As an adult l have often visited Normandy. Like a good many other tourists l have stood on Omaha beach and tried to imagine the hell on earth it must have been as the Allies, including the soldiers who had been stationed in Merriott, fought so bravely to gain a foothold in northern Europe. l tried to imagine the noise of battle and the carnage that took place there. It’s not an easy thing to do with laughing children happily building sandcastles at your feet.
I’ve have also visited war cemeteries where so many of the Americans who lost their lives are buried; row upon row of headstones, row upon row of young men struck down in their late teens or early twenties. They were not men at all really, just boys. Such visits never fail to leave me feeling very, very sad.
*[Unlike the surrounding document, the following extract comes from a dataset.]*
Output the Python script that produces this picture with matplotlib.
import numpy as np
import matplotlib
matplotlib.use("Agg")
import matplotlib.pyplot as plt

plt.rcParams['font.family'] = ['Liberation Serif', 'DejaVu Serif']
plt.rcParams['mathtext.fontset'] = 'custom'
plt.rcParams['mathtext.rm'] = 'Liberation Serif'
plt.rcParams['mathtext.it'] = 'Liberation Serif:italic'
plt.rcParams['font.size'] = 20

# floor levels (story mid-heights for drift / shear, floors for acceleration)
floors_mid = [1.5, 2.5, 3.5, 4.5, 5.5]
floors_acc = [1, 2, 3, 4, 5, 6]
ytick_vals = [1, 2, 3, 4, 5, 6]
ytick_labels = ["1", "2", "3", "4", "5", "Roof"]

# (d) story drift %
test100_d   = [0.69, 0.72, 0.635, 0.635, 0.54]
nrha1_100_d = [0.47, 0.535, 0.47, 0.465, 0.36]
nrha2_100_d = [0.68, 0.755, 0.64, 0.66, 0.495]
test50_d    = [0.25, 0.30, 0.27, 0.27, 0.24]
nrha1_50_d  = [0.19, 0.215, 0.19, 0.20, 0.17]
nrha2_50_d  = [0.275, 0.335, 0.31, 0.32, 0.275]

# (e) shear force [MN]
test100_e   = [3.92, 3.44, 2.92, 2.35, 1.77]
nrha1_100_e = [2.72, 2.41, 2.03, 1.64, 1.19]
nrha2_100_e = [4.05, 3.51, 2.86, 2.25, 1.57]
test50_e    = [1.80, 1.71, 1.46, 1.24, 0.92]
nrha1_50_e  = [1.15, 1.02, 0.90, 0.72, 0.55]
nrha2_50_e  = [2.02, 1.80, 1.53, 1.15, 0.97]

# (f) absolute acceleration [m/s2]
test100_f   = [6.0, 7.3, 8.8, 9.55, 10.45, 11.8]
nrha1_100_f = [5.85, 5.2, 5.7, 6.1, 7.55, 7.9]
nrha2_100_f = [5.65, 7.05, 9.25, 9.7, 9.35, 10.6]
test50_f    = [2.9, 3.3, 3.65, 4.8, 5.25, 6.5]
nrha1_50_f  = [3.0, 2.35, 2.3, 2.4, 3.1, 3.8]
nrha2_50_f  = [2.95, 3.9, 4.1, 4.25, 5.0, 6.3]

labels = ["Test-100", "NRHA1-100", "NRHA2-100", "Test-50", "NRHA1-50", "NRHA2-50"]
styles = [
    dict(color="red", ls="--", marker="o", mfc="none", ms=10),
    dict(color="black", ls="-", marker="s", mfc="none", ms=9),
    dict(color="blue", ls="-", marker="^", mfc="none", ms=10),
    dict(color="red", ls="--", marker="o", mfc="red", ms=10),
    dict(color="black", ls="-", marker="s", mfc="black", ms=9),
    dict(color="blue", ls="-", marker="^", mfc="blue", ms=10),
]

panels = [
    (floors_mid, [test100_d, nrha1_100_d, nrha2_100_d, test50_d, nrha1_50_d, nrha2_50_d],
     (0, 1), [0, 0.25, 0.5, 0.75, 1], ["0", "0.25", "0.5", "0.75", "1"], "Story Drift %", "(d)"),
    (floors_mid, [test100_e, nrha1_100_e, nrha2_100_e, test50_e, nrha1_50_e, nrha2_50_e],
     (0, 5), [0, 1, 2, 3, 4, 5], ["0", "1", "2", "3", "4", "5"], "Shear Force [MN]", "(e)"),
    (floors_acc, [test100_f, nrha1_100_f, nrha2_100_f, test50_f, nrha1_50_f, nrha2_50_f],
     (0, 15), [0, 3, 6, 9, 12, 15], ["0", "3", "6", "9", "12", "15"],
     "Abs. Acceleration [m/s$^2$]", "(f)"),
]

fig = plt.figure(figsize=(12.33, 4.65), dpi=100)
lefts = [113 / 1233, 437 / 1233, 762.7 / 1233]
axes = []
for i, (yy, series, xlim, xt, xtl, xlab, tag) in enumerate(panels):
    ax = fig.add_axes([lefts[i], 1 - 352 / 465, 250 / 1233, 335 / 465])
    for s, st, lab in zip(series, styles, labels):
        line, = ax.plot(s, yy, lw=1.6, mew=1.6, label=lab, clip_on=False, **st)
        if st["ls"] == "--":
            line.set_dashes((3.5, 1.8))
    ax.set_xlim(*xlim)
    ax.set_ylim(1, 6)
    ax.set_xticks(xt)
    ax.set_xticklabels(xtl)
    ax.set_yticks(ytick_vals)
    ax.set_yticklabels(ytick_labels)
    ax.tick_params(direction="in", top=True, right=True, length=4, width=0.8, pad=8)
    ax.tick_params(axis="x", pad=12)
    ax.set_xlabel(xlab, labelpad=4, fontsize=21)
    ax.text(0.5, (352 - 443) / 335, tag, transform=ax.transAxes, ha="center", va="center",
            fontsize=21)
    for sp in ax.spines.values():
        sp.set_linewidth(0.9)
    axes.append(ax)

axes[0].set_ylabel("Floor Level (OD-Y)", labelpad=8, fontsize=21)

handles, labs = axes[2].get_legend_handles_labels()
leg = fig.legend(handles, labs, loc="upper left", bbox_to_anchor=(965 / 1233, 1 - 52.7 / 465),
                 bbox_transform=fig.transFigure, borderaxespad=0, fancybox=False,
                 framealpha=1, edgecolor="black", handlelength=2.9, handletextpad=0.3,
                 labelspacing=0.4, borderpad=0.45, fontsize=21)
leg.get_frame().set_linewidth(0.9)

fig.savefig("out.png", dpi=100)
I’m also greatly attracted to the Normandy war museums there where you can see the artefacts of that mighty military endeavour, all manner of things from buttons to bazookas. It occurred to me that somewhere amongst all this stuff there might be another set of pocket dominoes just like mine, but l have never seen one.
On one visit, however, l did come across a tin of dubbin from a K ration. Never did l think all those years ago, when we contemptuously discarded those little green tins, that one day I’d be so delighted to see one again. Or so touched.